For oil reservoir with bottom water and/or gas cap, gas and water conings impose serious problems during the oil production. Coning leads to the premature gas and water breakthrough thus results in high water cut and gas oil ratio, which require a higher surface facility capacity to process excessively produced water and larger three-phase separators to separate gas, oil, and water. Consequences of early breakthrough are large footprint due to large facility, more energy to operate field, and low oil recovery. Even though numerous studies had been focused on solving the critical oil rate for gas and water coning problems, to our knowledge none of them considers the effect of capillary pressure on critical oil rate. The ignorance of capillary pressure caused the error of calculated critical rate to rise to 300%, according to the real field case study.
The errors caused by neglecting capillary pressure are severe in low permeability reservoirs.
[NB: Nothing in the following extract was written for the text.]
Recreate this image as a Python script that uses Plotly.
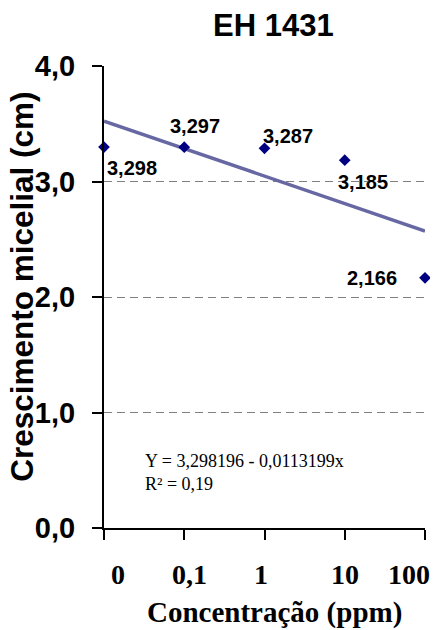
import numpy as np
import plotly.graph_objects as go

# ---- data ----
categories = ["0", "0,1", "1", "10", "100"]
growth = [3.298, 3.297, 3.287, 3.185, 2.166]
y_tick_vals = [0, 1, 2, 3, 4]
y_tick_labels = ["0,0", "1,0", "2,0", "3,0", "4,0"]
title_text = "EH 1431"
x_title = "Concentração (ppm)"
y_title = "Crescimento micelial (cm)"
equation_lines = ["Y = 3,298196 - 0,0113199x", "R² = 0,19"]

# ---- styles ----
label_shift = [(28, -21), (11, 21), (23, 12), (18, -22), (-53, 0)]
tick_shift = [14, 5, -4, 0, -16]
SANS = "Liberation Sans, Arial, sans-serif"
SERIF = "Liberation Serif, Times New Roman, serif"

x_idx = list(range(len(categories)))
slope, intercept = np.polyfit(x_idx, growth, 1)
trend = [intercept + slope * i for i in x_idx]

fig = go.Figure()
fig.add_trace(go.Scatter(
    x=x_idx, y=trend, mode="lines",
    line=dict(color="#6767A3", width=3.5),
    hoverinfo="skip", showlegend=False, cliponaxis=False,
))
fig.add_trace(go.Scatter(
    x=x_idx, y=growth, mode="markers",
    marker=dict(symbol="diamond", size=9, color="#000080"),
    showlegend=False, cliponaxis=False,
))

annotations = []
for i, v in enumerate(growth):
    dx, dy = label_shift[i]
    annotations.append(dict(
        x=i, y=v, xref="x", yref="y", showarrow=False,
        text=f"{v:.3f}".replace(".", ","),
        xshift=dx, yshift=dy, xanchor="center", yanchor="middle",
        font=dict(family=SANS, size=20, color="black", weight="bold"),
    ))
for i, c in enumerate(categories):
    annotations.append(dict(
        x=i, y=-0.1, xref="x", yref="paper", showarrow=False,
        text=c, xshift=tick_shift[i], xanchor="center", yanchor="middle",
        font=dict(family=SERIF, size=28, color="black", weight="bold"),
    ))
annotations += [
    dict(x=0.5265, y=1.0887, xref="paper", yref="paper", showarrow=False,
         text=title_text, xanchor="center", yanchor="middle",
         font=dict(family=SANS, size=31, color="black", weight="bold")),
    dict(x=0.53, y=-0.182, xref="paper", yref="paper", showarrow=False,
         text=x_title, xanchor="center", yanchor="middle",
         font=dict(family=SERIF, size=29, color="black", weight="bold")),
    dict(x=-0.2555, y=0.522, xref="paper", yref="paper", showarrow=False,
         text=y_title, textangle=-90, xanchor="center", yanchor="middle",
         borderpad=0,
         font=dict(family=SANS, size=31.5, color="black", weight="bold")),
    dict(x=0.1215, y=0.172, xref="paper", yref="paper", showarrow=False,
         text="<br>".join(equation_lines), align="left",
         xanchor="left", yanchor="top",
         font=dict(family=SERIF, size=18, color="black")),
]

# page body has an 8px margin, so the figure is drawn 8px in from the corner
fig.update_layout(
    width=430, height=622,
    margin=dict(l=96, r=13, t=58, b=102),
    paper_bgcolor="white", plot_bgcolor="white",
    showlegend=False,
    annotations=annotations,
    xaxis=dict(
        range=[0, 4], tickvals=x_idx, showticklabels=False,
        ticks="outside", ticklen=10, tickwidth=2, tickcolor="black",
        showline=True, linewidth=2, linecolor="black",
        showgrid=False, zeroline=False, fixedrange=True,
    ),
    yaxis=dict(
        range=[0, 4], tickvals=y_tick_vals, ticktext=y_tick_labels,
        ticks="outside", ticklen=10, tickwidth=2, tickcolor="black",
        tickfont=dict(family=SANS, size=29, color="black", weight="bold"),
        ticklabelstandoff=11,
        showline=True, linewidth=2, linecolor="black",
        showgrid=True, gridcolor="#808080", gridwidth=1, griddash="8px,5px",
        zeroline=False, fixedrange=True,
    ),
)

fig.write_html("out.html")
For the purpose of good production design, we investigated the effect of capillary pressure on critical rate estimation. Our study showed that the calculated critical rates are close to real field critical rates. The existing methods underestimate the critical rate by not taking capillary pressure into account. Therefore, more accurate critical rates can be obtained using our method. With more accurate result more reliable production plan can be designed to maximize the ultimate recovery.